The topic may be heavy but the treatment is extremely readable, accessible (suspenseful and fascinating, even), and packed with useful information. New York Times writer Jane Gross uses her mother’s decline as a springboard to present statistics and discuss issues, for example:
• elder housing (“assisted living is a social, rather than a medical, model of long-term care”);
• elder care (home care, nursing homes, physicians, hospitalizations);
• private savings and public financing (“assume that whatever it is you need, Medicare won’t pay for it”);
• family relationships and responsibilities
• end of life.

Gross gathers dozens of resources into a useful appendix, and the blog she launched (The New Old Age at the NYT) remains active although with new contributors.
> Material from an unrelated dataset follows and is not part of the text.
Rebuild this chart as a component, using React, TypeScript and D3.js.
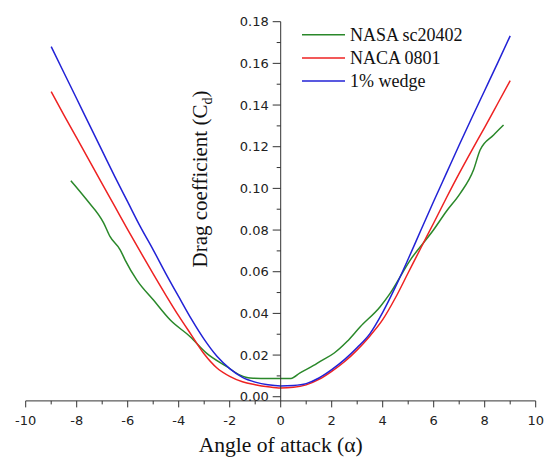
import React from "react";
import * as d3 from "d3";

const W = 544;
const H = 461;

// Angle of attack (deg) and drag coefficient for each airfoil
const wedgeAlpha = [-9, -8.5, -8, -7.5, -7, -6.5, -6, -5.5, -5, -4.5, -4, -3.5, -3, -2.5, -2, -1.5, -1, -0.5, 0, 0.5, 1, 1.5, 2, 2.5, 3, 3.5, 4, 4.5, 5, 5.5, 6, 6.5, 7, 7.5, 8, 8.5, 9];
const wedgeCd = [0.168, 0.1555, 0.143, 0.1305, 0.118, 0.1055, 0.0935, 0.0815, 0.0705, 0.059, 0.048, 0.0372, 0.0275, 0.0194, 0.0135, 0.0093, 0.007, 0.0057, 0.0052, 0.0054, 0.0063, 0.009, 0.013, 0.0178, 0.0236, 0.0303, 0.0405, 0.0527, 0.0661, 0.08, 0.0938, 0.1073, 0.1208, 0.134, 0.147, 0.16, 0.1732];

const nacaAlpha = [-9, -8.5, -8, -7.5, -7, -6.5, -6, -5.5, -5, -4.5, -4, -3.5, -3, -2.5, -2, -1.5, -1, -0.5, 0, 0.5, 1, 1.5, 2, 2.5, 3, 3.5, 4, 4.5, 5, 5.5, 6, 6.5, 7, 7.5, 8, 8.5, 9];
const nacaCd = [0.1464, 0.1352, 0.1242, 0.1132, 0.1022, 0.0912, 0.0802, 0.0695, 0.059, 0.0487, 0.0388, 0.0296, 0.0205, 0.0138, 0.0098, 0.0072, 0.0058, 0.0048, 0.0042, 0.0045, 0.0057, 0.0083, 0.0122, 0.0168, 0.0225, 0.0292, 0.037, 0.0475, 0.0595, 0.0715, 0.0834, 0.0955, 0.1072, 0.1184, 0.1293, 0.1405, 0.1517];

const nasaAlpha = [-8.23, -7.6, -6.95, -6.69, -6.29, -6.1, -5.64, -4.99, -4.33, -3.55, -2.9, -2.11, -1.59, -1.2, -0.5, 0.4, 0.76, 1.29, 1.55, 2.1, 2.6, 3.12, 3.9, 4.29, 5.08, 5.99, 6.5, 7.04, 7.56, 7.82, 8.35, 8.74];
const nasaCd = [0.1037, 0.0944, 0.0836, 0.0768, 0.0704, 0.0656, 0.056, 0.0464, 0.0368, 0.0288, 0.0208, 0.0144, 0.0104, 0.009, 0.0088, 0.0088, 0.0115, 0.015, 0.017, 0.021, 0.0265, 0.0336, 0.0432, 0.0496, 0.0656, 0.08, 0.089, 0.0976, 0.1088, 0.1184, 0.1256, 0.1304];

const seriesNames = ["NASA sc20402", "NACA 0801", "1% wedge"];
const seriesColors = ["#2a882a", "#ee2222", "#2222d6"];

const xTickValues = [-10, -8, -6, -4, -2, 0, 2, 4, 6, 8, 10];
const xMinorValues = [-9, -7, -5, -3, -1, 1, 3, 5, 7, 9];
const yTickValues = [0, 0.02, 0.04, 0.06, 0.08, 0.1, 0.12, 0.14, 0.16, 0.18];
const yMinorValues = [0.01, 0.03, 0.05, 0.07, 0.09, 0.11, 0.13, 0.15, 0.17];

export default function App() {
  const x = d3.scaleLinear().domain([-10, 10]).range([25.7, 535.7]);
  const y = d3.scaleLinear().domain([-0.002, 0.18]).range([400.9, 21.7]);
  const axisY = y(-0.002);
  const axisX = x(0);
  const axisColor = "#333";

  const line = d3
    .line<[number, number]>()
    .x((d) => x(d[0]))
    .y((d) => y(d[1]))
    .curve(d3.curveMonotoneX);

  const series = [
    nasaAlpha.map((a, i) => [a, nasaCd[i]] as [number, number]),
    nacaAlpha.map((a, i) => [a, nacaCd[i]] as [number, number]),
    wedgeAlpha.map((a, i) => [a, wedgeCd[i]] as [number, number]),
  ];

  const tickFont = "'DejaVu Sans', sans-serif";
  const titleFont = "'Liberation Serif', 'Times New Roman', serif";

  return (
    <svg
      width={W}
      height={H}
      style={{ position: "absolute", left: 0, top: 0, display: "block", background: "#fff" }}
    >
      {/* data lines */}
      {series.map((s, i) => (
        <path key={i} d={line(s) || ""} fill="none" stroke={seriesColors[i]} strokeWidth={1.5} />
      ))}

      {/* x axis */}
      <line x1={x(-10)} x2={x(10)} y1={axisY} y2={axisY} stroke={axisColor} strokeWidth={1} />
      {xTickValues.map((v) => (
        <g key={"xt" + v}>
          <line x1={x(v)} x2={x(v)} y1={axisY} y2={axisY + 6.5} stroke={axisColor} strokeWidth={1} />
          <text x={x(v)} y={425} textAnchor="middle" fontFamily={tickFont} fontSize={13} fill="#222">
            {String(v)}
          </text>
        </g>
      ))}
      {xMinorValues.map((v) => (
        <line key={"xm" + v} x1={x(v)} x2={x(v)} y1={axisY} y2={axisY + 3.5} stroke={axisColor} strokeWidth={1} />
      ))}

      {/* y axis */}
      <line x1={axisX} x2={axisX} y1={y(0.18)} y2={axisY} stroke={axisColor} strokeWidth={1} />
      {yTickValues.map((v) => (
        <g key={"yt" + v}>
          <line x1={axisX - 8} x2={axisX} y1={y(v)} y2={y(v)} stroke={axisColor} strokeWidth={1} />
          <text
            x={axisX - 12}
            y={y(v)}
            dy="0.36em"
            textAnchor="end"
            fontFamily={tickFont}
            fontSize={13}
            fill="#222"
          >
            {d3.format(".2f")(v)}
          </text>
        </g>
      ))}
      {yMinorValues.map((v) => (
        <line key={"ym" + v} x1={axisX - 4} x2={axisX} y1={y(v)} y2={y(v)} stroke={axisColor} strokeWidth={1} />
      ))}

      {/* axis titles */}
      <text
        transform={`translate(${x(0)},452) scale(1.08,1)`}
        textAnchor="middle"
        fontFamily={titleFont}
        fontSize={20}
        fill="#111"
      >
        Angle of attack (α)
      </text>
      <text
        transform={`translate(207,179) rotate(-90)`}
        textAnchor="middle"
        fontFamily={titleFont}
        fontSize={21}
        fill="#111"
      >
        Drag coefficient (C
        <tspan fontSize={14} dy={5}>d</tspan>
        <tspan dy={-5}>)</tspan>
      </text>

      {/* legend */}
      {seriesNames.map((name, i) => {
        const ly = 34.7 + i * 23.2;
        return (
          <g key={name}>
            <line x1={302} x2={345} y1={ly} y2={ly} stroke={seriesColors[i]} strokeWidth={1.5} />
            <text x={350} y={ly + 6} fontFamily={titleFont} fontSize={18} fill="#111">
              {name}
            </text>
          </g>
        );
      })}
    </svg>
  );
}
Her mother’s 2001 decline prompted this book, but Gross incorporated up-to-date research when she wrote it in 2010. It was published when my 92-year-old mother was a couple of years into her decline into frailty, and I read it in a cycle of putting it aside and then invariably being fascinated to find recognition and comfort when I picked it up again; I finished it a month before she died.

Of the many books now about caregiving and elder care, I recommend this single volume. It’s one to read for your parents’ aging and then again for your own.

(Review based on an advance reading copy provided by the publisher.)

1 comment:

  1. The book is for everyone who has parents or is a parent. It's about how families can take care of aging parents and how we can arrange ourselves so that our children need to care for us as little as possible. It's part memoir, part how-to, part policy analysis. The author worked for the New York Times for 30 years and has been nominated for 13 Pulitzer Prizes. Her expertise as an investigative journalist is in health and aging. Therefore, the fact that even she was ill-equipped to care for her aging, ailing mother was a huge wake-up call to her and she wrote this book to help the rest of us.
    As I was reading it, I kept finding myself wanting to immediately email various friends the news that I'd found a book that provided answers to the very same issues with which they were currently struggling. Share the book with your parents or kids, too - it will be the starter to the conversation that's been too tough to have. I've shared it with my family - I don't want to be the only one in this situation equipped with the crucial information and insights.
    Jane's tone is that of a wise, witty, warm, humble friend who happens to be an expert. You'll laugh and cry. It's not a bleak or dry read. It is, however, a must-read, in my opinion. Why reinvent the wheel at the expense of you, your parents', your kids' health, finances, and well-being? Just read this book.